Earlier this year, HuffPost UK reported that the lax sentencing for animal abusers was one of the “forgotten issues” of the General Election.

Michael Webb, from Battersea Dogs and Cats Home, said that serious animal cruelty offenders are a high risk to the public as well as to animals. 

Polling by the RSPCA has shown that seven out of 10 people would like to see sentencing for animal welfare offences toughened up and longer jail terms imposed on offenders who commit the worst cruelty.

Ward added: “We believe it’s important to try to work with owners to help them improve the welfare of their pets and prosecuting people is a last resort.

“While the RSPCA investigated almost 150,000 complaints of cruelty last year, less than 1% of these resulted in a prosecution.
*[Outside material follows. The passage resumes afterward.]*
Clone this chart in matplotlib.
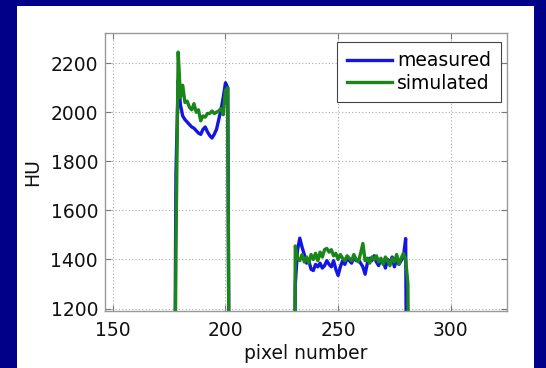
import matplotlib
matplotlib.use("Agg")
import matplotlib.pyplot as plt

# ---- data ----
pixel_obj1 = [177, 178, 179, 180, 181, 182, 183, 184, 185, 186, 187, 188, 189,
              190, 191, 192, 193, 194, 195, 196, 197, 198, 199, 200, 201, 202]
measured_obj1 = [0, 1750, 2130, 2030, 1985, 1970, 1960, 1950, 1940, 1935, 1925,
                 1915, 1910, 1930, 1940, 1920, 1905, 1895, 1910, 1930, 1970,
                 2010, 2060, 2120, 2100, 0]
simulated_obj1 = [0, 1450, 2245, 2060, 2110, 2040, 2045, 2020, 2010, 2035, 2000,
                  2010, 1965, 1985, 1980, 1995, 1995, 2005, 1995, 2000, 2005,
                  2015, 1990, 2090, 2100, 0]

pixel_obj2 = list(range(230, 283))
measured_obj2 = [0, 1300, 1440, 1487, 1450, 1420, 1385, 1395, 1360, 1355, 1380,
                 1370, 1385, 1365, 1375, 1395, 1380, 1370, 1395, 1360, 1335,
                 1370, 1395, 1380, 1405, 1395, 1385, 1410, 1395, 1400, 1385,
                 1370, 1340, 1385, 1405, 1395, 1415, 1390, 1375, 1400, 1395,
                 1365, 1400, 1385, 1410, 1370, 1400, 1380, 1395, 1410, 1485,
                 0, 0]
simulated_obj2 = [0, 1455, 1405, 1395, 1420, 1390, 1410, 1385, 1420, 1400, 1425,
                  1395, 1430, 1410, 1440, 1445, 1430, 1440, 1415, 1425, 1400,
                  1420, 1405, 1395, 1415, 1405, 1395, 1420, 1400, 1390, 1425,
                  1465, 1395, 1405, 1385, 1410, 1400, 1415, 1390, 1405, 1380,
                  1410, 1395, 1375, 1405, 1390, 1420, 1380, 1405, 1425, 1400,
                  1300, 0]

pixel = pixel_obj1 + pixel_obj2
measured = measured_obj1 + measured_obj2
simulated = simulated_obj1 + simulated_obj2

x_ticks = [150, 200, 250, 300]
y_ticks = [1200, 1400, 1600, 1800, 2000, 2200]

# ---- figure ----
plt.rcParams['font.family'] = ['DejaVu Sans']
FS = 13.5
W, H = 546, 368
fig = plt.figure(figsize=(W / 100, H / 100), dpi=100, facecolor='#000088')
bg = fig.add_axes([17 / W, 0, (534 - 17) / W, (368 - 6) / H], zorder=-10)
bg.set_facecolor('white')
bg.set_xticks([])
bg.set_yticks([])
for s in bg.spines.values():
    s.set_visible(False)

ax = fig.add_axes([105 / W, (H - 311) / H, (507 - 105) / W, (311 - 33) / H])
ax.plot(pixel, measured, color='#1414e6', lw=2.4, label='measured',
        solid_joinstyle='round')
ax.plot(pixel, simulated, color='#1a861a', lw=2.4, label='simulated',
        solid_joinstyle='round')

ax.set_xlim(146.5, 325)
ax.set_ylim(1190, 2323)
ax.set_xticks(x_ticks)
ax.set_yticks(y_ticks)
ax.grid(True, color='#aaaaaa', linestyle=(0, (1, 2)), linewidth=0.8)
ax.tick_params(direction='in', top=True, right=True, length=4, width=0.8,
               color='#777777', labelsize=FS, labelcolor='#111111')
ax.tick_params(axis='x', pad=7)
ax.tick_params(axis='y', pad=5)
for s in ax.spines.values():
    s.set_color('#999999')
    s.set_linewidth(1.0)

ax.set_xlabel('pixel number', fontsize=FS, labelpad=3, color='#111111')
ax.set_ylabel('HU', fontsize=FS, labelpad=6, color='#111111')

leg = ax.legend(loc='upper right', bbox_to_anchor=(0.984, 0.968),
                borderaxespad=0, fontsize=FS, handlelength=2.4,
                handletextpad=0.3, labelspacing=0.2, borderpad=0.5,
                fancybox=False, framealpha=1, edgecolor='#444444')
leg.get_frame().set_linewidth(0.8)

fig.savefig('out.png', dpi=100, facecolor=fig.get_facecolor())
However, in some cases, if people refuse to work with us or if the animal’s suffering is simply too severe or extreme, then prosecution is the only real option.

“And we believe the punishment should fit the crime, particularly when it comes to serious, organised animal cruelty such as animal fighting or puppy farming.

“We would like to see the maximum sentences under the Animal Welfare Act increased to five years - bringing us in line with Northern Ireland - so courts have more power and opportunity to impose a sentence they feel reflects the seriousness of the crime and acts as a deterrent to re-offenders or other animal abusers.”